Internships within a company are a great way to get your foot in the door and potentially work towards a career in that sector . However, it is crucial to be informed; often internships can be unpaid with no offer of paid jobs at the end.  Read our following advice.

The differences between paid and unpaid internships


  • These should be for no longer than four weeks.
  • Expect the employer to provide training, dedicated supervision, flexible hours and to cover travel expenses.
  • This is an opportunity to gain experience and choose the duties you are happy to undertake.
  •  You should not feel pressured to undertake any duties you feel unhappy about.


  • If you are asked to commit to a placement of more than four weeks, or find that the employer requires you to work specified hours or requires you to undertake specific duties, you can expect the employer to pay at least the national minimum wage of £6.08 per hour for workers over 21 and £4.98 for 18 to 20-year-olds.


  • Be clear as  to what you expect from an internship. Don't just complete an internship to add it to your CV.
  • Don't be afraid to question a company.
  • Be aware of the number of days off you can have, from the start of your placement.
  • Be aware of being unfairly used. It had been thought that under the National Minimum Wage Act 1998 interns were exempt from payment as they were classed as volunteers. However, recent employment tribunals have ruled that if someone qualifies as a worker then they should legally be paid the national minimum wage.

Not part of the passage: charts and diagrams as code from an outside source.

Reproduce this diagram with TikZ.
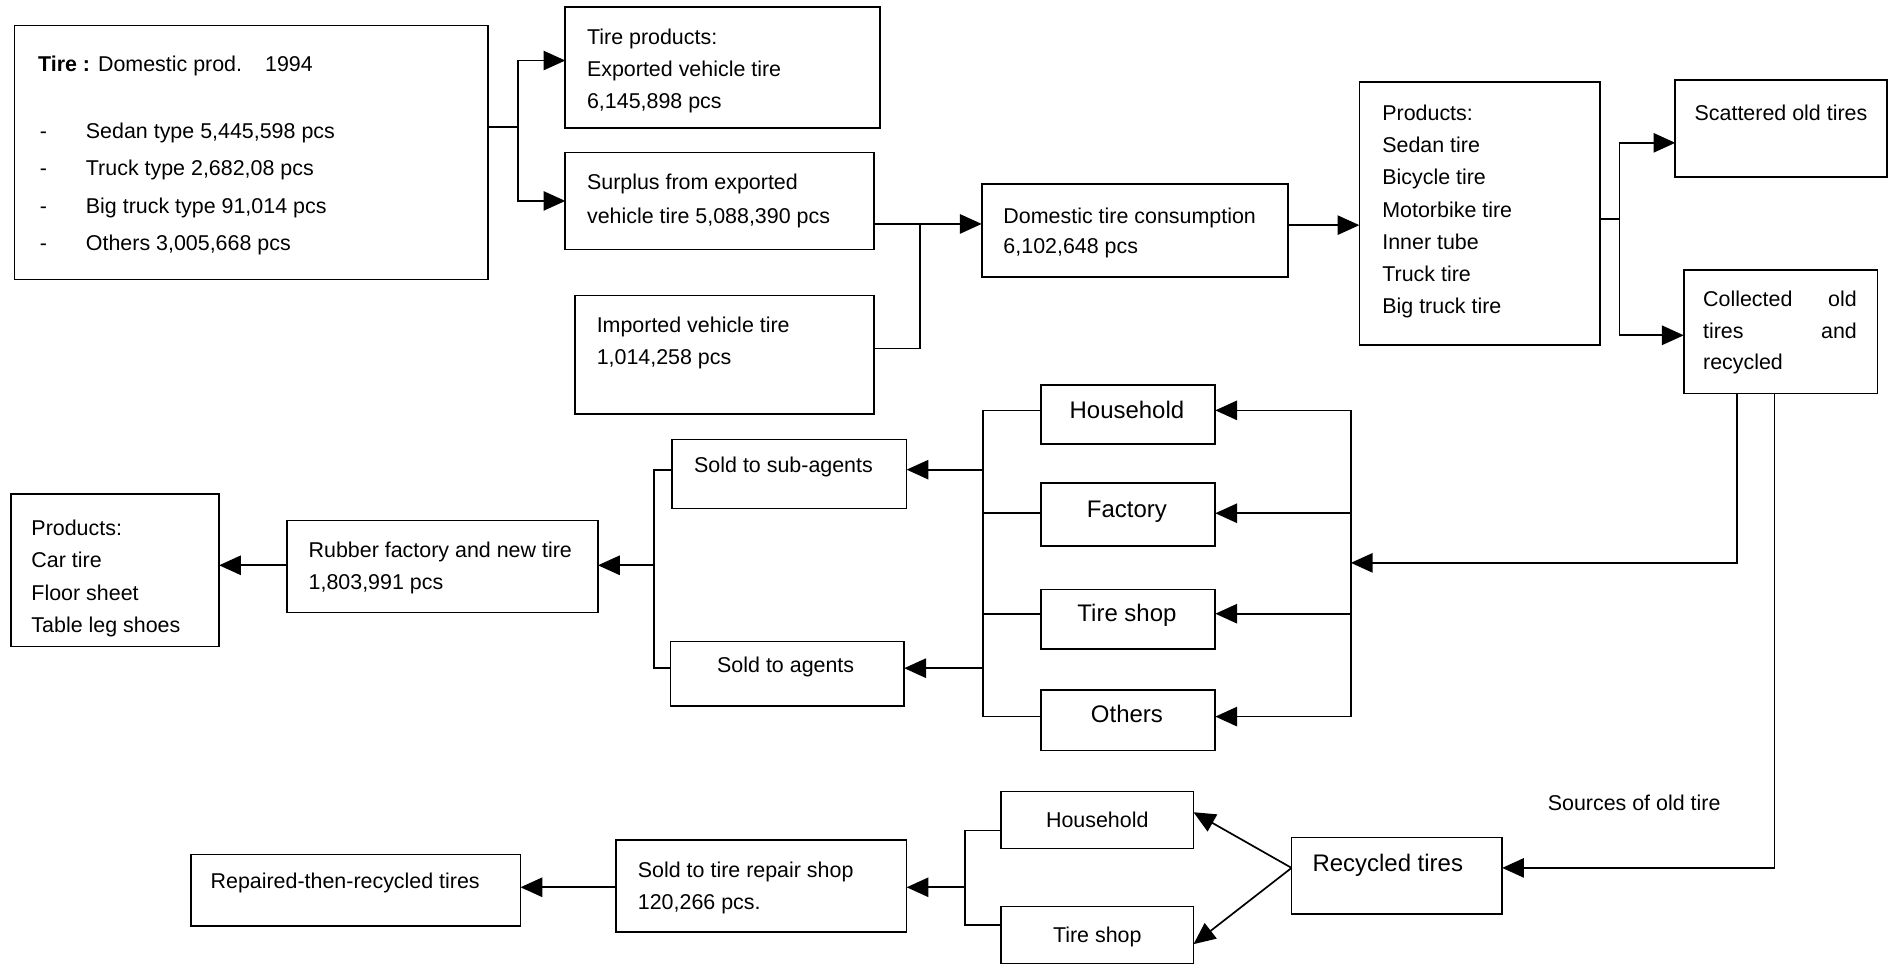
\documentclass[tikz,border=0pt]{standalone}
\usepackage{fontspec}
\setmainfont{Liberation Sans}
\usetikzlibrary{arrows.meta,fit,calc}
\begin{document}
\begin{tikzpicture}[x=1pt,y=-1pt,
  box/.style={draw, line width=1.4pt, inner sep=0pt, outer sep=0pt},
  txt/.style={inner sep=0pt, outer sep=0pt, align=left, anchor=north west, font=\fontsize{17.7}{26.5}\selectfont},
  bigl/.style={inner sep=0pt, outer sep=0pt, text height=0.73em, text depth=0pt, font=\fontsize{19.8}{24}\selectfont},
  lab/.style={inner sep=0pt, outer sep=0pt, text height=0.73em, text depth=0pt, font=\fontsize{17.7}{24}\selectfont},
  ln/.style={line width=1.4pt},
  arr/.style={line width=1.4pt, -{Triangle[length=18pt,width=16pt]}},
]
\fill[white] (0,0) rectangle (1568,797);
\useasboundingbox (0,0) rectangle (1568,797);

% ---------- boxes ----------
\node[box, fit={(12,21) (403,231)}] (tire) {};
\node[box, fit={(467,6) (727,106)}] (tp) {};
\node[box, fit={(467,126) (722,206)}] (sur) {};
\node[box, fit={(475,244) (722,342)}] (imp) {};
\node[box, fit={(811,152) (1064,229)}] (dom) {};
\node[box, fit={(1123,68) (1322,285)}] (prod) {};
\node[box, fit={(1384,66) (1559,146)}] (scat) {};
\node[box, fit={(1391,223) (1551,325)}] (coll) {};
\node[box, fit={(860,318) (1004,367)}] (hh) {};
\node[box, fit={(860,399) (1004,451)}] (fac) {};
\node[box, fit={(860,487) (1004,536)}] (ts) {};
\node[box, fit={(860,570) (1004,620)}] (oth) {};
\node[box, fit={(555,363) (749,420)}] (sub) {};
\node[box, fit={(554,530) (747,583)}] (ag) {};
\node[box, fit={(237,430) (494,506)}] (rub) {};
\node[box, fit={(9,408) (181,534)}] (prodl) {};
\node[box, fit={(158,706) (430,765)}] (rep) {};
\node[box, fit={(509,694) (749,770)}] (srs) {};
\node[box, fit={(827,654) (986,701)}] (hhb) {};
\node[box, fit={(827,749) (986,796)}] (tsb) {};
\node[box, fit={(1067,692) (1241,755)}] (rec) {};

% ---------- texts ----------
\node[txt] (tire-h) at (31.5,46) {\textbf{Tire :} Domestic prod.\hspace{19pt}1994};
\node[txt, font=\fontsize{17.7}{31}\selectfont] (tire-l) at (33,101.5)
  {\makebox[38pt][l]{-}Sedan type 5,445,598 pcs\\
   \makebox[38pt][l]{-}Truck type 2,682,08 pcs\\
   \makebox[38pt][l]{-}Big truck type 91,014 pcs\\
   \makebox[38pt][l]{-}Others 3,005,668 pcs};
\node[txt] (tp-t) at (485,24.2) {Tire products:\\Exported vehicle tire\\6,145,898 pcs};
\node[txt, font=\fontsize{17.7}{28}\selectfont] (sur-t) at (485,143.5) {Surplus from exported\\vehicle tire 5,088,390 pcs};
\node[txt] (imp-t) at (493,261.5) {Imported vehicle tire\\1,014,258 pcs};
\node[txt, font=\fontsize{17.7}{25.5}\selectfont] (dom-t) at (829,171.5) {Domestic tire consumption\\6,102,648 pcs};
\node[txt] (prod-t) at (1142,87) {Products:\\Sedan tire\\Bicycle tire\\Motorbike tire\\Inner tube\\Truck tire\\Big truck tire};
\node[txt] (scat-t) at (1400,86.5) {Scattered old tires};
\node[txt, font=\fontsize{17.7}{26}\selectfont] (coll-t) at (1407,240.5)
  {\makebox[127pt]{Collected\hfill old}\\\makebox[127pt]{tires\hfill and}\\recycled};
\node[bigl] (hh-t) at (931,342) {Household};
\node[bigl] (fac-t) at (931,424) {Factory};
\node[bigl] (ts-t) at (931,510) {Tire shop};
\node[bigl] (oth-t) at (931,593) {Others};
\node[txt] (sub-t) at (573.5,377.5) {Sold to sub-agents};
\node[txt] (ag-t) at (592.5,543) {Sold to agents};
\node[txt] (rub-t) at (255,448) {Rubber factory and new tire\\1,803,991 pcs};
\node[txt, font=\fontsize{17.7}{26.7}\selectfont] (prodl-t) at (26,429.5) {Products:\\Car tire\\Floor sheet\\Table leg shoes};
\node[txt] (rep-t) at (174,721.5) {Repaired-then-recycled tires};
\node[txt] (srs-t) at (527,712) {Sold to tire repair shop\\120,266 pcs.};
\node[lab] (hhb-t) at (906.5,680) {Household};
\node[lab] (tsb-t) at (906.5,775) {Tire shop};
\node[bigl] (rec-t) at (1146.5,716) {Recycled tires};
\node[lab] (src) at (1350,666) {Sources of old tire};

% ---------- connectors ----------
\coordinate (j1) at (428,105);
\draw[ln] (tire.east |- j1) -- (j1);
\draw[arr] (j1) |- (tp.west |- 0,50);
\draw[arr] (j1) |- (sur.west |- 0,166);

\coordinate (j2) at (760,185);
\draw[ln] (sur.east |- j2) -- (j2);
\draw[ln] (imp.east |- 0,288) -| (j2);
\draw[arr] (j2) -- (dom.west |- j2);

\draw[arr] (dom.east |- 0,186) -- (prod.west |- 0,186);

\coordinate (j3) at (1338,181);
\draw[ln] (prod.east |- j3) -- (j3);
\draw[arr] (j3) |- (scat.west |- 0,118);
\draw[arr] (j3) |- (coll.west |- 0,277);

% collected -> sources (middle)
\coordinate (rb1) at (1116,339);
\coordinate (rb4) at (1116,592);
\coordinate (rbm) at (1116,465);
\draw[arr] (coll.south -| 1435,0) |- (rbm);
\draw[ln] (rb1) -- (rb4);
\draw[arr] (rb1) -- (hh.east |- rb1);
\draw[arr] (rb1 |- 0,424) -- (fac.east |- 0,424);
\draw[arr] (rb1 |- 0,507) -- (ts.east |- 0,507);
\draw[arr] (rb4) -- (oth.east |- rb4);

% sources -> agents
\coordinate (lb1) at (812,339);
\coordinate (lb4) at (812,592);
\draw[ln] (hh.west |- lb1) -- (lb1) -- (lb4) -- (oth.west |- lb4);
\draw[ln] (fac.west |- 0,424) -- (lb1 |- 0,424);
\draw[ln] (ts.west |- 0,507) -- (lb1 |- 0,507);
\draw[arr] (lb1 |- 0,388) -- (sub.east |- 0,388);
\draw[arr] (lb1 |- 0,552) -- (ag.east |- 0,552);

% agents -> rubber factory -> products
\coordinate (ab1) at (540,388);
\coordinate (ab2) at (540,552);
\draw[ln] (sub.west |- ab1) -- (ab1) -- (ab2) -- (ag.west |- ab2);
\draw[arr] (ab1 |- 0,467) -- (rub.east |- 0,467);
\draw[arr] (rub.west |- 0,467) -- (prodl.east |- 0,467);

% collected -> recycled tires
\draw[arr] (coll.south -| 1466,0) |- (rec.east |- 0,717);
\coordinate (rl) at (rec.west |- 0,717);
\draw[arr] (rl) -- (hhb.east |- 0,671);
\draw[arr] (rl) -- (tsb.east |- 0,780);

% bottom bracket -> repair shop -> repaired
\coordinate (bb1) at (797,686);
\coordinate (bb2) at (797,764);
\draw[ln] (hhb.west |- bb1) -- (bb1) -- (bb2) -- (tsb.west |- bb2);
\draw[arr] (bb1 |- 0,733) -- (srs.east |- 0,733);
\draw[arr] (srs.west |- 0,733) -- (rep.east |- 0,733);
\end{tikzpicture}
\end{document}
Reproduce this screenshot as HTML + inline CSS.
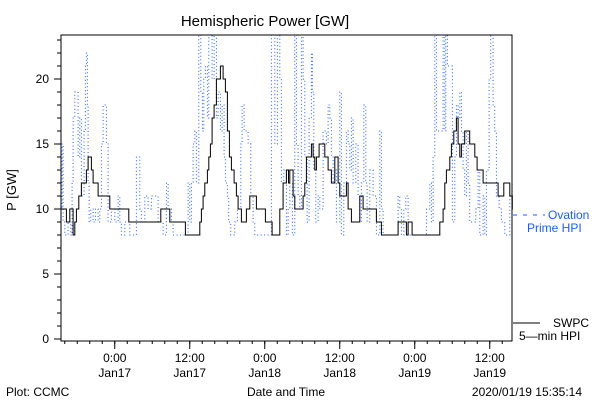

Are you unfairly exempt from payment but think you qualify as a worker?

An intern can be a worker if the arrangements go beyond simple work shadowing and encompass actual personal work for someone else. It is this test of whether the arrangements amount to "real work" that is of value to the employer that will determine the situation. This is regardless of whatever the internship is called, and whether there is a specific written contract of employment in place. Workers are not able to "waive" their wages, even if they respond to adverts on an expenses only basis. The statutory right to be paid a minimum wage (which is £6.08 from 1st October 2011) and receive holiday pay would override this.

There are some exceptions to the right to be paid. If you "volunteer", then you do not have to perform work or provide services and therefore you are not covered by the National Minimum Wage Act 1998 regardless of what industry you are in. If you are a "voluntary worker" specifically working for charity, voluntary organisation or fund raising body, then you can work without profit for such good causes. This is recognised in the National Minimum Wage Act. Also, if you are a student on work experience, an employer is not obliged to pay you.